If you want to be prepared for a quick roadside tire change, yet don’t know how to quite go about it – check out this step by step guide that will get you back on the road in no time.
You need to know if your car has a spare tire or a “fix-a-flat” kit. Newer cars don’t usually comes with a spare tire, so check to make sure you have one. If you don’t? Get one and put it in the back. Most cars have hidden lift space on the floor bed of the trunk.
When you have a spare, it’s wise to check it every so often. Tires can slowly let out air and what a spare tire good for if it’s flat? So, check the air pressure and condition of it before road trips or longer drives. If you find yourself blowing out a tire at the most convenient time (isn’t that how life works?) at night, then you’ll also want to have a flashlight/headlamp, tire gauge and some paper towels (you’ll get dirty). Don’t expect to come out looking brand-spanking-clean… you might have a little dirt to show for your recent roadside adventure.
It may not be easy to get to an ideal spot for changing a tire safely. However, what you’re looking for is a level, hard surface (gravel would hurt), with ample room between the road and the car. If you can’t find that, don’t drive a mile on your rim, or you can expect to pay for a new wheel, too. It’s very important to put on your hazard lights while finding your spot to stop. This lets other drivers know that you’re in some trouble and to go around you. Once you find your spot, put on your parking brake.
If you’re checking your tire and tools before long road trips, this won’t be as big of a deal, because you’ll know that you have everything you need. However, once you know all the tools are there, and the tire is filled properly – you can begin. Wondering what tools you may need?

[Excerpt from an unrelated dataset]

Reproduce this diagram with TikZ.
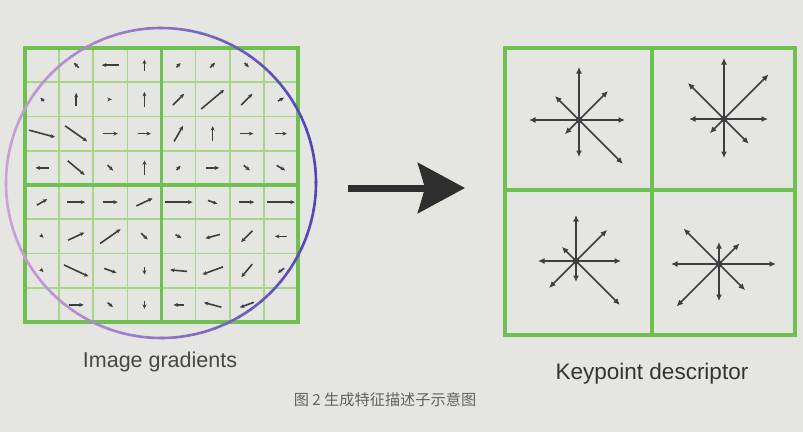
\documentclass[tikz,border=0pt]{standalone}
\usepackage{fontspec}
\setmainfont{Liberation Sans}
\newfontfamily\cjk{Noto Sans CJK SC}
\usetikzlibrary{arrows.meta}
\definecolor{paper}{RGB}{229,229,226}
\definecolor{cellgreen}{RGB}{165,215,135}
\definecolor{boxgreen}{RGB}{110,192,80}
\definecolor{ringpink}{RGB}{205,160,215}
\definecolor{ringblue}{RGB}{80,70,180}
\definecolor{ink}{RGB}{62,62,66}

\begin{document}
\begin{tikzpicture}[x=1pt, y=-1pt,
    grad/.style={ink, line width=1.6pt, -{Stealth[length=4.5pt,width=4pt]}},
    spoke/.style={ink, line width=1.7pt, -{Latex[length=6.5pt,width=6pt]}}]

      \fill[paper] (0,0) rectangle (803,432);
      \useasboundingbox (0,0) rectangle (803,432);

      % image gradients
      \foreach \i in {1,2,3,5,6,7} {
        \draw[cellgreen, line width=1.6pt] (25+34.125*\i,48) -- (25+34.125*\i,322);
        \draw[cellgreen, line width=1.6pt] (25,48+34.25*\i) -- (298,48+34.25*\i);
      }
      \draw[boxgreen, line width=3.5pt] (25,48) rectangle (298,322)
        (161.5,48) -- (161.5,322) (25,185) -- (298,185);

      \foreach \t in {0,5,...,355} {
        \pgfmathsetmacro\mix{50+50*cos(\t)}
        \draw[ringblue!\mix!ringpink, line width=2.6pt]
          (161,183) ++(\t:155pt) arc[start angle=\t, end angle=\t+5.5, radius=155pt];
      }

      \foreach \c/\r/\a/\l in {1/0/135/7, 2/0/180/17, 3/0/90/11, 4/0/45/6, 5/0/45/7, 6/0/-45/6,
          0/1/135/5, 1/1/90/13, 2/1/0/3, 3/1/90/15, 4/1/45/16, 5/1/40/30, 6/1/45/16, 7/1/30/7,
          0/2/-15/27, 1/2/-35/27, 2/2/0/15, 3/2/0/13, 4/2/60/18, 5/2/90/15, 6/2/0/13, 7/2/0/12,
          0/3/180/13, 1/3/-40/22, 2/3/-45/8, 3/3/90/15, 4/3/45/6, 5/3/0/13, 6/3/-40/8, 7/3/-30/10,
          0/4/30/12, 1/4/0/18, 2/4/0/15, 3/4/25/18, 4/4/0/28, 5/4/-20/10, 6/4/0/15, 7/4/0/28,
          0/5/-45/4, 1/5/25/18, 2/5/35/25, 3/5/-45/9, 4/5/-30/7, 5/5/195/15, 6/5/-135/16, 7/5/180/12,
          0/6/-45/4, 1/6/-25/27, 2/6/-20/13, 3/6/-90/8, 4/6/175/17, 5/6/200/22, 6/6/-130/17, 7/6/-145/8,
          1/7/0/15, 2/7/-40/7, 3/7/-90/8, 4/7/180/10, 5/7/165/18, 6/7/200/15} {
        \pgfmathsetmacro\h{\l/2}
        \draw[grad] (42.06+34.125*\c,65.125+34.25*\r) ++(\a+180:\h pt) -- ++(\a:\l pt);
      }

      % keypoint descriptor
      \draw[boxgreen, line width=4.5pt] (505,48) rectangle (795,335)
        (652,48) -- (652,335) (505,190) -- (795,190);

      \coordinate (nw) at (579,120);
      \coordinate (ne) at (724,119);
      \coordinate (sw) at (576,261);
      \coordinate (se) at (719,264);

      \foreach \s/\spokes in {
          nw/{90/53,0/46,180/50,-90/37,45/41,135/34,-135/20,-45/62},
          ne/{90/61,0/44,180/35,-90/39,45/63,135/51,-135/20,-45/35},
          sw/{90/46,0/45,180/38,-90/21,45/44,135/20,-135/38,-45/62},
          se/{90/22,0/57,180/48,-90/37,45/29,135/50,-135/60,-45/37}} {
        \foreach \a/\l in \spokes
          \draw[spoke] (\s) -- ++(\a:\l pt);
        \fill[ink] (\s) circle[radius=3.4pt];
      }

      \coordinate (from) at (348,188);
      \coordinate (to) at (465,188);
      \draw[black!82, line width=7pt, -{Stealth[length=47pt,width=50pt,inset=7pt]}] (from) -- (to);

      \node[anchor=base, font=\fontsize{21.5}{24}\selectfont, text=black!72] (gradlabel) at (160,367) {Image gradients};
      \node[anchor=base, font=\fontsize{22.5}{26}\selectfont, text=black!80] (desclabel) at (652,379) {Keypoint descriptor};
      \node[anchor=base, font=\cjk\fontsize{15.2}{18}\selectfont, text=black!62] (caption) at (385,405) {图 2\ 生成特征描述子示意图};
    \end{tikzpicture}
\end{document}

You’ll want to start by chocking the wheel opposite the side of the car you’re going to jack up. A piece of wood or rock on the side of the road would do if you don’t carry an actual wheel chock in your car. This makes sure the car doesn’t roll anywhere once you have it in the air. If there’s a second person with you, have them be the spotter at this point. Changing a tire on the highway isn’t the safest thing to do, and having someone looking out for you can help save you from a huge issue.
At this point, if you have a floor mat, put it down and grab your lug wrench. You may need to pry off a lug nut cover, but most of the time you can just get started. Loosen, but don’t remove all the lug nuts. You may need a lug key adapter for one or all of the lugs depending on your vehicle.
Next, you will want to find the jack point under the car by the wheel you’re taking off. Position the jack to where the jack handle points out then crank it up clockwise with the jack handle.
Once you see the light between the ground and the tire, you’ll know the tire is high enough off of the ground to take the tire off.
The lug nuts will by loosened at this point, and you’ll want to take them off the rest of the way and put them somewhere safe where they won’t roll away. Next, remove the wheel from the car – it should come right off. But a few well-placed kicks to the sidewall from the right angle can break it free if it’s being stubborn. Bring the wheel back behind your car out of the way after taking it off.
Grab your spare from wherever it might be. For most cars and SUVs, it will be under the loading door. Trucks might have it suspended under the bed, but wherever it is, there is most likely a center nut holding it in place you’ll have to screw off to get it out.
Line up the studs and holes then shove the wheel on. Put all of the lugs back on. You want these finger tight, but don’t take a wrench to it yet. Once the wheel is on properly, it’s time to get the car on the ground.
Turn the jack handle the opposite direction to slowly lower the car back to the ground. Once it’s settled, you can get the jack out from under the car and grab your lug wrench again.
This is one of the most important parts of the entire process. You want to tighten all of the lugs down nice and tight. Tighten them in a crisscross pattern, going across not in a circle when you change the lug you’re wrenching on. Repeat to make sure you have them on as tight as possible.
Nice job! Gather up your tools and put them in the trunk. Keep in mind, these spare tires are only rated for a max speed of 50-55 mph. You don’t want to cause another blow out, so drive carefully. Your next step is to get a new tire ASAP.